-- Begin Raw records --

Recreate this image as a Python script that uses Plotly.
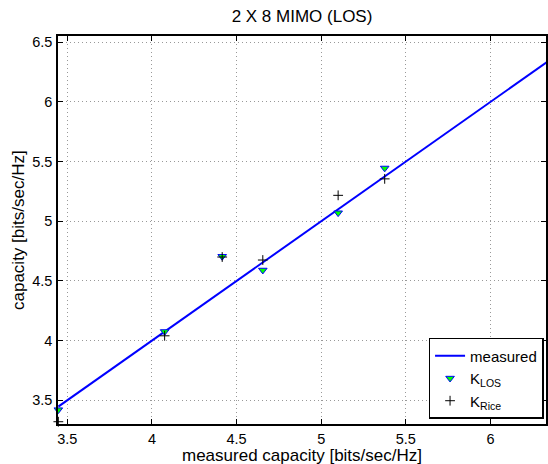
import plotly.graph_objects as go

# Data
measured = [3.447, 4.075, 4.415, 4.655, 5.100, 5.375, 6.360]
k_los = [3.420, 4.075, 4.705, 4.590, 5.070, 5.445, 6.360]
k_rice = [3.320, 4.040, 4.700, 4.675, 5.217, 5.355, 6.330]

x_ticks = [3.5, 4, 4.5, 5, 5.5, 6]
y_ticks = [3.5, 4, 4.5, 5, 5.5, 6, 6.5]

FONT = "Liberation Sans, Arial, Helvetica, sans-serif"

fig = go.Figure()
fig.add_trace(go.Scatter(
    x=measured, y=measured, mode="lines", name="measured",
    line=dict(color="#0000ff", width=2),
))
fig.add_trace(go.Scatter(
    x=measured, y=k_los, mode="markers", name="K<sub>LOS</sub>",
    cliponaxis=False,
    marker=dict(symbol="triangle-down", size=7.5, color="#00ff00",
                line=dict(color="#0000ff", width=1)),
))
fig.add_trace(go.Scatter(
    x=measured, y=k_rice, mode="markers", name="K<sub>Rice</sub>",
    cliponaxis=False,
    marker=dict(symbol="cross-thin", size=7, color="black",
                line=dict(color="black", width=1)),
))

axis_common = dict(
    showline=True, linecolor="black", linewidth=1.5, mirror="ticks",
    ticks="inside", ticklen=5, tickcolor="black", tickwidth=1,
    showgrid=True, gridcolor="#999999", griddash="1px,3px", gridwidth=1,
    zeroline=False, tickfont=dict(family=FONT, size=14.5, color="black"),
)

fig.update_layout(
    width=548, height=464,
    margin=dict(l=58, r=0, t=35.5, b=39.5),
    paper_bgcolor="white", plot_bgcolor="white",
    font=dict(family=FONT, color="black"),
    title=dict(text="2 X 8 MIMO (LOS)", x=0.5, xref="paper",
               y=1 - 16 / 464, yref="container", yanchor="middle",
               xanchor="center", font=dict(size=17, color="black")),
    xaxis=dict(range=[3.445, 6.328], tickvals=x_ticks,
               ticktext=[f"{v:g}" for v in x_ticks], ticklabelstandoff=1,
               **axis_common),
    yaxis=dict(range=[3.301, 6.552], tickvals=y_ticks,
               ticktext=[f"{v:g}" for v in y_ticks], ticklabelstandoff=1,
               **axis_common),
    legend=dict(x=0.995, xanchor="right", y=0.013, yanchor="bottom",
                bgcolor="white", bordercolor="black", borderwidth=1.5,
                font=dict(family=FONT, size=15, color="black"),
                tracegroupgap=0),
    showlegend=True,
    annotations=[
        dict(text="measured capacity [bits/sec/Hz]", xref="paper", yref="paper",
             x=0.5, y=0, xanchor="center", yanchor="middle", yshift=-31.2,
             showarrow=False, font=dict(size=17, color="black")),
        dict(text="capacity [bits/sec/Hz]", xref="paper", yref="paper",
             x=0, y=0.5, xanchor="center", yanchor="middle", xshift=-40,
             textangle=-90, showarrow=False, font=dict(size=17, color="black")),
    ],
)

fig.write_html(
    "out.html",
    config={"displayModeBar": False},
    post_script="document.body.style.margin='0';document.body.style.overflow='hidden';",
)
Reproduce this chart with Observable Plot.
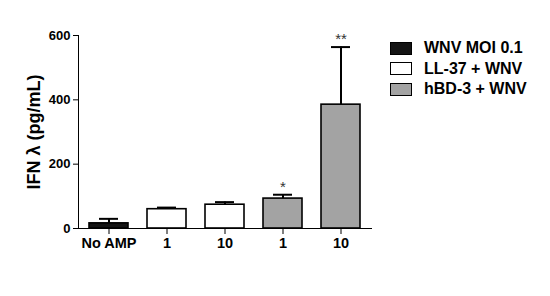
<!DOCTYPE html>
<html>
<head>
<meta charset="utf-8">
<script src="https://cdn.jsdelivr.net/npm/d3@7"></script>
<script src="https://cdn.jsdelivr.net/npm/@observablehq/plot@0.6"></script>
<style>
  body { margin: 0; background: #fff; }
  #wrap { position: relative; width: 550px; height: 296px; font-family: "Liberation Sans", Arial, sans-serif; }
  #legend { position: absolute; left: 390px; top: 38px; font-weight: bold; font-size: 16px; color: #000; }
  .row { display: flex; align-items: center; height: 20.5px; }
  .sw { width: 20px; height: 11px; border: 1px solid #000; margin-right: 12px; }
</style>
</head>
<body>
<div id="wrap"><div id="legend"></div></div>
<script>
const keys = ["No AMP", "LL-37 1", "LL-37 10", "hBD-3 1", "hBD-3 10"];
const tickLabels = ["No AMP", "1", "10", "1", "10"];
const groups = ["WNV MOI 0.1", "LL-37 + WNV", "LL-37 + WNV", "hBD-3 + WNV", "hBD-3 + WNV"];
const values = [16, 60, 74, 93, 385];
const errors = [14, 5, 8, 12, 179];
const stars = ["", "", "", "*", "**"];
const legendGroups = ["WNV MOI 0.1", "LL-37 + WNV", "hBD-3 + WNV"];
const groupColors = ["#141414", "#ffffff", "#a3a3a3"];
const yTicks = [0, 200, 400, 600];
const yLabel = "IFN λ (pg/mL)";

const data = keys.map((k, i) => ({
  key: k, group: groups[i], value: values[i], top: values[i] + errors[i], star: stars[i]
}));
const labelMap = new Map(keys.map((k, i) => [k, tickLabels[i]]));

const plot = Plot.plot({
  width: 550,
  height: 296,
  marginLeft: 78,
  marginRight: 179,
  marginTop: 35,
  marginBottom: 68,
  style: { fontFamily: "Liberation Sans, Arial, sans-serif", fontSize: "14.5px", fontWeight: "bold", color: "#000", background: "#fff" },
  x: { domain: keys, paddingInner: 0.32, paddingOuter: 0.16, label: null, tickFormat: d => labelMap.get(d), tickSize: 6, tickPadding: 3, line: true },
  y: { domain: [0, 600], ticks: yTicks, label: null, tickSize: 5, tickPadding: 3, line: true },
  color: { domain: legendGroups, range: groupColors },
  marks: [
    Plot.ruleX(data, { x: "key", y1: "value", y2: "top", stroke: "#000", strokeWidth: 2 }),
    Plot.tickY(data, { x: "key", y: "top", stroke: "#000", strokeWidth: 2, insetLeft: 10, insetRight: 10 }),
    Plot.barY(data, { x: "key", y: "value", fill: "group", stroke: "#000", strokeWidth: 1.6 }),
    Plot.text(data, { x: "key", y: "top", text: "star", dy: -8, fontSize: 15, fontWeight: "normal", fill: "#333" }),
    Plot.text([yLabel], { frameAnchor: "left", textAnchor: "middle", rotate: -90, dx: -44, fontSize: 18, fontWeight: "bold", fill: "#000" })
  ]
});
// y-axis tick labels are slightly smaller than x-axis tick labels
plot.querySelectorAll("g[aria-label]").forEach(g => {
  const l = g.getAttribute("aria-label") || "";
  if (l.startsWith("y-axis")) g.querySelectorAll("text").forEach(t => { t.style.fontSize = "13px"; });
});
document.getElementById("wrap").prepend(plot);

const legend = document.getElementById("legend");
legendGroups.forEach((g, i) => {
  const row = document.createElement("div");
  row.className = "row";
  const sw = document.createElement("div");
  sw.className = "sw";
  sw.style.background = groupColors[i];
  const t = document.createElement("span");
  t.textContent = g;
  row.append(sw, t);
  legend.append(row);
});
</script>
</body>
</html>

-- End Raw records --

* Your instructions
Give only the number of lines in the data that hold the word "this".

* Result below
2